Spending the Night on the Peak of Tai Shan
My memory of the layout of the summit is too spotty to describe in detail, but I do recall it covers quite a large area. There are several accommodations along Tian Jie (Heavenly Road), as well as Buddhist, Taoist, and Confucian Temples. The Jade Emperor Temple sits atop the actual peak of the mountain, and the nearby North Prayer Rock is the traditional spot for viewing the mountain’s famed sunrises.
After checking into the cheapest place I could find, I explored the peak and watched a spectacular sunset from various vantage points.
It was COLD up there; I recall that my fingers were freezing while taking pictures to a point that I couldn’t stay out for very long, but I pushed it as long as I could, because every position, angle, or vantage point up there provided glimpses of scenes that are the stuff of classical Chinese legends and have inspired artists and travelers for millennia.
To add to the surreal visuals, I could observe (and just barely hear) hundreds of fireworks being set off on the plain far below, for it was the evening of Chinese New Year’s Eve. This was the first of many Chinese New Years I would welcome in this part of the world, but will always remain the most magical.
The other thing that stands out my memory of that night was the fact that my room was so freezing that I actually pulled the little space heated they provided right up to my bed and positioned my quilt over it so that it would blow hot air directly under my blanket.
And I’d like to point out that I grew up in a very cold city, and my parents would often turn off the heat at night to save money, but that freezing night up on Tai Shan was incomparable.
In the morning I got up early to witness the famed sunrise, but you can’t always have it all; it was mostly clouded over, but the phenomenal sunset the night before more than made up for it.
Hiking Down Tai Shan
I had half expected there to not be too many people on Tai Shan on New Year’s Day, a day people traditionally spend at home with their families and visiting their local temple. But apparently walking up Tai Shan is also a thing to do on New Year’s Day, because there were a SHIT TON of people walking up the mountain as I walked down.
It could also be that in China, there are just a shit ton of people pretty much everywhere you go, but definitely there was a special, joyous mood in the air that day. There was just as much laughter as huffing and puffing on those 6660 steps, and people hauled enormous incense sticks up the mountain to burn at the various temples.
I felt blessed to be going against the traffic and in a downhill direction. It really allowed me to take in the immensity of the mass of people, and soak up their devotional spirit, without being so fatigued myself to appreciate it, plus the combination of endless stairs and having to weave between people the whole way up would have driven me nuts.
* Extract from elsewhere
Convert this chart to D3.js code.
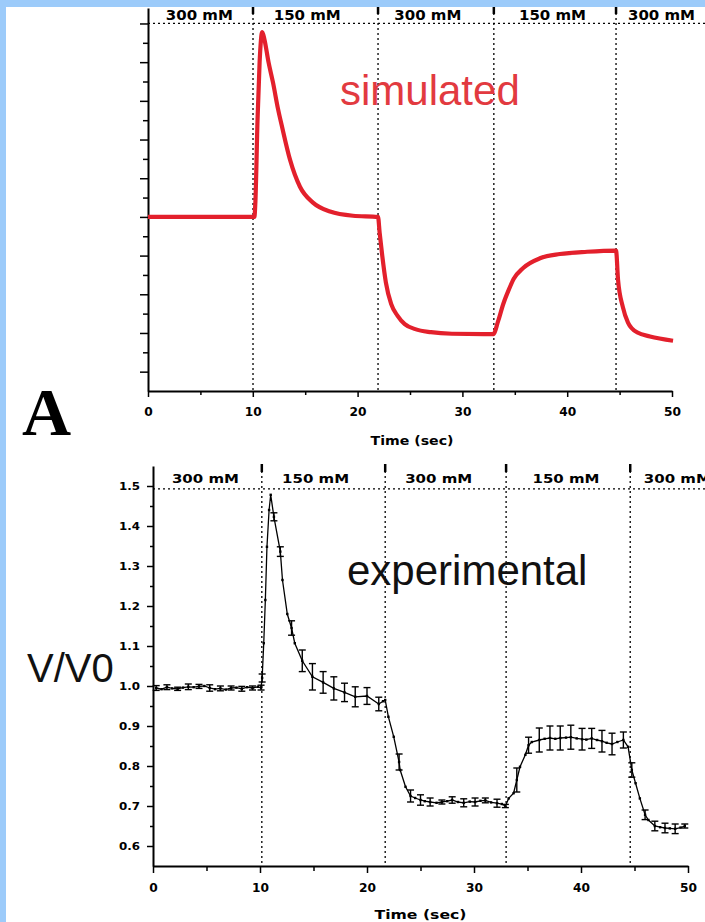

The descent was ideal for practicing my meditation for travelers.
When I reached the bottom and then returned to the town of Tai An, the joyous atmosphere persisted. People and parades occupied the streets, giving me an awesome sense of completion of my Tai Shan visit.
After, I decided to splurge on a hotel room that cost about $40 and was several steps up from where I’d stayed the last few nights (I don’t remember what I paid on Tai Shan peak. It might have been more, but the hotel was very basic, and for several nights before that, I’d been staying in budget dives under the equivalent of $10).
I was tired of being cold and the room had a Jacuzzi, not to mention every pre-packaged hotel cosmetic and toiletry known to man.